I don't dispute that there are hundreds of events that the Mayor gets to go to each year - and it really is an impressively full schedule, but is there a public benefit proportionate to the cost? - because the cost of running the Mayor and all that pomp is outrageously high.
The Mayor's attendances are largely middle-class social hob-nobbing - plenty of military and religious events of one sort or another, and some inter-town civic schmoozing, but the benefit is almost entirely to the schmoozing elite, like the Newbury Society Cheese and Wine Party, the Newbury Twin Town Association AGM, a panel unveilling at the Council's own Clock Tower, or a concert at Douai Abbey.

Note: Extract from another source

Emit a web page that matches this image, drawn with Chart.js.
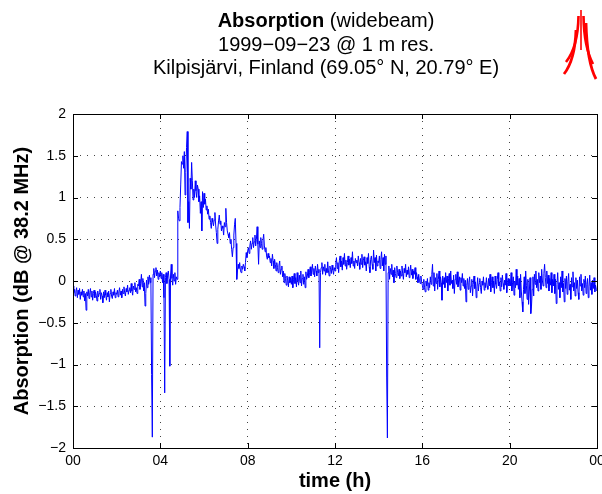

Hardly seemed appropriate to me for the Mayor to lend the approval and civic dignity of the Town Council to the opening of the new William Hill betting shop in the Market Place.
I agree that a town can benefit from some civic dignity, but that's what the Newbury Society is for, and if that's your hobby then great, schmooze away, but it's hardly a proper function of local government, not when that same pantomime character chairs the full council - and we're all expected to stand as they come in like the entrance of the Queen of Sheba!
Separate the flummery from the serious business of local government administration; drop the ceremonial mayor and style yourself as a parish council.